First in Lija Fisher's series, The Cryptid Catcher tells the story of Clivo Wren and his amazing discovery that his father was not an eccentric archaeologist, but actually traveled around the world searching for cryptid creatures such as the Yeti. It's all a bit hard to take in, especially since his father never told him about his quest to find legendary creatures and now his father has died while away on another trip. Should Clivo believe the grouchy man who turns up at the front door and tries to send him out to finish his father's mission?
Zany characters lend the book even more energy than a hunt for the Loch Ness Monster would have on its own. There are the grumpy Douglas Chancery, flighty Aunt Pearl and her cats, the Myth Blasters - a group of teens who collect information to help pinpoint the location of various cryptids (although they don't go out looking for the creatures), and even sinister agents from Luxembourg. There are also plenty of opportunities to laugh. For instance, when he believes that an enemy agent is following him, Clivo thinks, "running before he was even in official danger didn't seem to be the bravest choice. Smartest, yes. Bravest, no."
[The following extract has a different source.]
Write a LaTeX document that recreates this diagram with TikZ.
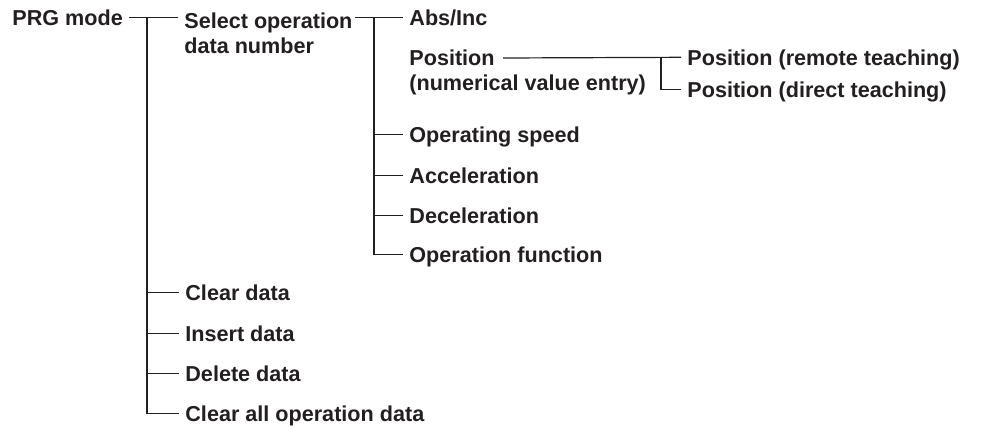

Clivo's efforts to deal with the loss of his father (and earlier loss of his mother) have to take the backseat to the quest, but the feelings and doubts keep popping up. He frequently wonders why his parents lied to him about his father's occupation. Was it because they didn't trust him, or were they trying to keep him safe? As one of the other characters tells him, "...parents. None of them have a clue about what they're doing. and most of them flat-out stink at it. But at the end of the day, they're just trying to do their best."
Another plus is how the author makes sure to show that Clivo is not good at everything, and in fact is in remedial math classes (although he can speak 5 languages). His friend Stephanie tells him, "There are many ways to be smart, Clivo. I may be good at computers, but put me on a volleyball court and I'm dumb as a stump. Sometimes it just takes time to find out what you're good at." The kids in the story have various strengths and personality quirks, and represent some of those many ways to be smart.
A perfect middle grade novel for kids who enjoy adventure, humor, and don't mind some fantasy elements such as legendary creatures mixed in. Fans of The Imaginary Veterinary books will feel right at home with this new series.